Investigating The Dynamics of Power towards Basic Education Investment In Rwanda and Sierra Leone
“I believe that we have reached a stage the economic development of Africa where moving forward is perilous, moving backwards is cowardice and standing still is suicidal but we must persevere because winners do not quit and quitters never win.” (PLO Lumumba)
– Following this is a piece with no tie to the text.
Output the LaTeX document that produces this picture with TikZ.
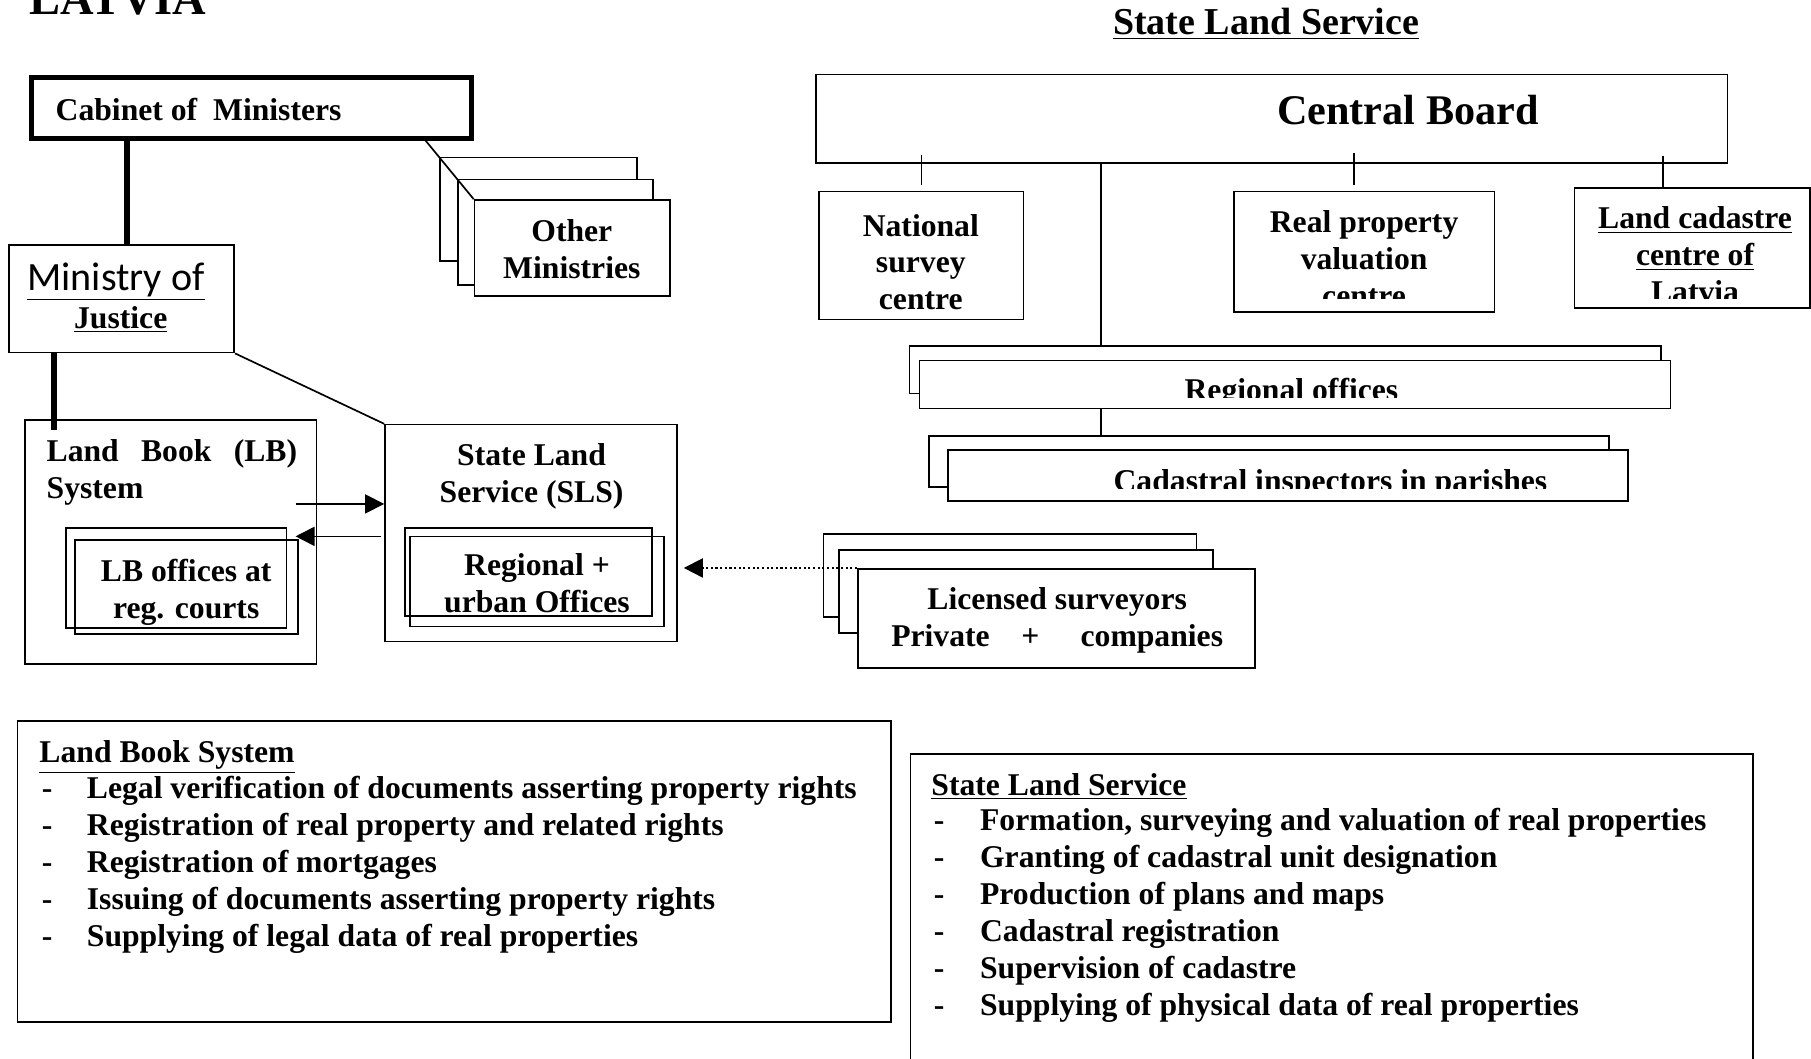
\documentclass[tikz,border=0pt]{standalone}
\usepackage{fontspec}
\setmainfont{Liberation Serif}
\newfontfamily\calfont{Carlito}
\usetikzlibrary{arrows.meta}

\tikzset{
  box/.style={draw, line width=0.8pt, inner sep=0pt},
  card/.style={box, fill=white},
  txt/.style={font=\bfseries\fontsize{15}{17.5}\selectfont, inner sep=0pt, align=center},
  arr/.style={line width=0.8pt, -{Triangle[length=9pt,width=9pt]}},
  dotarr/.style={line width=0.9pt, dash pattern=on 1pt off 1.2pt, -{Triangle[length=9pt,width=9pt]}},
  thickline/.style={line width=3pt},
}

\begin{document}
\begin{tikzpicture}
        \useasboundingbox (0,0) rectangle (30.15,17.62);
        % titles
        \node[font=\bfseries\fontsize{22}{26}\selectfont, inner sep=0pt, anchor=base west] (latvia) at (0.48,17.38) {LATVIA};
        \node[font=\bfseries\fontsize{18}{21}\selectfont, inner sep=0pt, anchor=base] (slstitle) at (21.08,17.04) {\underline{State Land Service}};

        % left side
        \node[box, line width=2.2pt, minimum width=7.33cm, minimum height=1.02cm] (cab) at (4.185,15.82) {};
        \node[txt, anchor=base west] (cabtxt) at (0.92,15.62) {Cabinet of~~Ministers};
        \node[box, minimum width=3.75cm, minimum height=1.79cm] (min) at (2.025,12.645) {};
        \node[inner sep=0pt, anchor=base] (mintxt) at (1.93,12.79) {\calfont\fontsize{19}{22}\selectfont\underline{Ministry of}};
        \node[txt, anchor=base] (justxt) at (2.01,12.15) {\underline{Justice}};

        % other ministries
        \node[card, minimum width=3.27cm, minimum height=1.73cm] (om1) at (8.965,14.135) {};
        \node[card, minimum width=3.25cm, minimum height=1.76cm] (om2) at (9.245,13.75) {};
        \node[card, minimum width=3.25cm, minimum height=1.60cm] (om3) at (9.525,13.49) {};
        \node[txt, anchor=base] (omtxt) at (9.52,12.98) {Other\\Ministries};

        % land book and SLS
        \node[box, minimum width=4.85cm, minimum height=4.07cm] (lb) at (2.845,8.595) {};
        \node[txt, align=justify, text width=4.17cm, anchor=base west] (lbtxt) at (0.77,9.94) {Land Book (LB) System};
        \node[box, minimum width=3.67cm, minimum height=1.66cm] (lbo1) at (2.935,8.0) {};
        \node[box, minimum width=3.71cm, minimum height=1.57cm] (lbo2) at (3.105,7.845) {};
        \node[txt, anchor=base] (lbotxt) at (3.10,7.33) {LB offices at\\reg. courts};

        \node[box, minimum width=4.86cm, minimum height=3.61cm] (sls) at (8.84,8.745) {};
        \node[txt, anchor=base] (slstxt) at (8.85,9.25) {State Land\\Service (SLS)};
        \node[box, minimum width=4.12cm, minimum height=1.46cm] (ruo1) at (8.80,8.10) {};
        \node[box, minimum width=4.23cm, minimum height=1.50cm] (ruo2) at (8.945,7.94) {};
        \node[txt, anchor=base] (ruotxt) at (8.94,7.42) {Regional +\\urban Offices};

        % licensed surveyors
        \node[card, minimum width=6.21cm, minimum height=1.38cm] (lic1) at (16.815,8.04) {};
        \node[card, minimum width=6.22cm, minimum height=1.38cm] (lic2) at (17.08,7.77) {};
        \node[card, minimum width=6.61cm, minimum height=1.65cm] (lic3) at (17.585,7.325) {};
        \node[txt, anchor=base] (lictxt) at (17.60,6.85) {Licensed surveyors\\Private\hspace*{1em}+\hspace*{1.3em}companies};

        % connectors left
        \draw[thickline] ([xshift=0.09cm]min.north) -- ([xshift=0.09cm]min.north |- cab.south);
        \coordinate (lbin) at (0.90,10.46);
        \draw[thickline] (lbin |- min.south) -- (lbin);
        \draw[line width=0.8pt] (min.south east) -- (sls.north west);
        \coordinate (cabout) at (7.06,15.31);
        \draw[line width=0.8pt] (cabout) -- (om3.north west);
        \coordinate (lbout) at (4.92,9.23);
        \draw[arr] (lbout) -- (lbout -| sls.west);
        \coordinate (lbback) at (4.92,8.69);
        \draw[arr] ([xshift=-0.5mm]sls.west |- lbback) -- (lbback);
        \draw[dotarr] (lic3.north west) -- ([xshift=1mm]sls.east |- lic3.north west);

        % central board
        \node[box, minimum width=15.17cm, minimum height=1.47cm] (cb) at (21.175,15.645) {};
        \node[font=\bfseries\fontsize{20}{24}\selectfont, inner sep=0pt, anchor=base] (cbtxt) at (23.44,15.54) {Central Board};

        \node[box, minimum width=3.40cm, minimum height=2.13cm] (nat) at (15.34,13.365) {};
        \node[txt, anchor=base] (nattxt) at (15.33,12.46) {National\\survey\\centre};
        \node[box, minimum width=4.34cm, minimum height=2.01cm] (rpv) at (22.71,13.425) {};
        \begin{scope}
          \clip (20.54,12.65) rectangle (24.88,14.43);
          \node[txt, anchor=base] (rpvtxt) at (22.71,12.52) {Real property\\valuation\\centre};
        \end{scope}
        \node[box, minimum width=3.92cm, minimum height=2.0cm] (lcc) at (28.17,13.49) {};
        \begin{scope}
          \clip (26.21,12.65) rectangle (30.13,14.49);
          \node[txt, anchor=base] (lcctxt) at (28.22,12.58) {\underline{Land cadastre}\\\underline{centre of}\\Latvia};
        \end{scope}

        \node[card, minimum width=12.51cm, minimum height=0.79cm] (regb) at (21.395,11.465) {};
        \node[card, minimum width=12.50cm, minimum height=0.80cm] (regf) at (21.56,11.22) {};
        \begin{scope}
          \clip (15.31,11.0) rectangle (27.81,11.62);
          \node[txt, anchor=base] (regtxt) at (21.5,10.96) {Regional offices};
        \end{scope}
        \node[card, minimum width=11.32cm, minimum height=0.85cm] (cadb) at (21.13,9.935) {};
        \node[card, minimum width=11.32cm, minimum height=0.85cm] (cadf) at (21.44,9.705) {};
        \begin{scope}
          \clip (15.78,9.48) rectangle (27.10,10.13);
          \node[txt, anchor=base] (cadtxt) at (22.15,9.44) {Cadastral inspectors in parishes};
        \end{scope}

        % connectors right
        \coordinate (trunk) at (18.33,11.86);
        \draw[line width=0.8pt] (trunk) -- (trunk |- cb.south);
        \draw[line width=0.8pt] (trunk |- regf.south) -- (trunk |- cadb.north);
        \draw[line width=0.8pt] ([yshift=1.5mm]nat.north |- cb.south) -- ([yshift=1mm]nat.north);
        \draw[line width=0.8pt] ([xshift=-1.7mm,yshift=1.8mm]rpv.north |- cb.south) -- ([xshift=-1.7mm,yshift=1mm]rpv.north);
        \draw[line width=0.8pt] ([xshift=-4.8mm,yshift=1.3mm]lcc.north |- cb.south) -- ([xshift=-4.8mm]lcc.north);

        % task lists
        \node[box, minimum width=14.54cm, minimum height=5.02cm] (lbs) at (7.56,3.11) {};
        \node[txt, anchor=base west] (lbshead) at (0.65,4.92) {\underline{Land Book System}};
        \foreach \txt [count=\i] in {Legal verification of documents asserting property rights,
            Registration of real property and related rights, Registration of mortgages,
            Issuing of documents asserting property rights, Supplying of legal data of real properties}{
          \node[txt, anchor=base west] (lbsd\i) at (0.69,4.945-0.615*\i) {-};
          \node[txt, anchor=base west] (lbsi\i) at (1.44,4.945-0.615*\i) {\txt};
        }
        \node[box, minimum width=14.02cm, minimum height=5.37cm] (slsb) at (22.17,2.385) {};
        \node[txt, anchor=base west] (slshead) at (15.50,4.38) {\underline{State Land Service}};
        \foreach \txt [count=\i] in {{Formation, surveying and valuation of real properties},
            Granting of cadastral unit designation, Production of plans and maps,
            Cadastral registration, Supervision of cadastre, Supplying of physical data of real properties}{
          \node[txt, anchor=base west] (slsd\i) at (15.54,4.405-0.615*\i) {-};
          \node[txt, anchor=base west] (slsi\i) at (16.31,4.405-0.615*\i) {\txt};
        }
      \end{tikzpicture}
\end{document}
Hey!!!!!!! welcome, it’s about time you take a tour around the African Continent, this journey will forever be insightful. All it takes is ten minute of your time.
The Myth In Africa
With enormous natural resources, geographical wings, oceans, and heritage, Africa remains to be the cradle of beauty, and that is without repentance. The continent has been a hotspot not only at a global level but at the individual pocket of the conceptual west. By the look of things, this should be a call for celebration, or at least such news should gear towards an all night African regional party. However, contrary to this wondrous land that is full of gifted and shifted diverse beauty, the continent has always struggled with an ever-existing myth, which is #Governance Crocker,A.(2019). For starters, governance means everything in Africa. The realms of development depend on the gleams of political leaders. Since pre and post-colonial era, Africans depend on their leaders to play the hard line of strategic thinking, economic freedom, and continental growth Crocker,A.(2019). In Africa, the state has absolute control over the trajectory of an individual nation, hence making all else revolve around governance. The world needs Africa to develop. Such development should not only be one-sided; instead, the globe envisions Africa to share what is called ‘The epidemic of development’ – meaning that development must be #contagious Kitimbo, A. (2017). What this means is that Africa has all it takes to lead the world. Although this might be hard to reflect upon, the only myth stopping Africa has been governance. Indeed, if this is fixed, the other side of the story will be written in golden ink. The continent currently shares 25% of the total membership in the United Nations (UN); this does not dispute the fact that Africa has been suffering from individual national conflicts UN.(2015). The numbers have proven that almost ten African countries have battled with resolved and unresolved wars between the year 2000 to 2019 despite independence Crocker, A. (2019).The wings of governance still affect Africans; two out of every five Africans live below $5 a day Kaiser.(2010). Governance means everything to Africa.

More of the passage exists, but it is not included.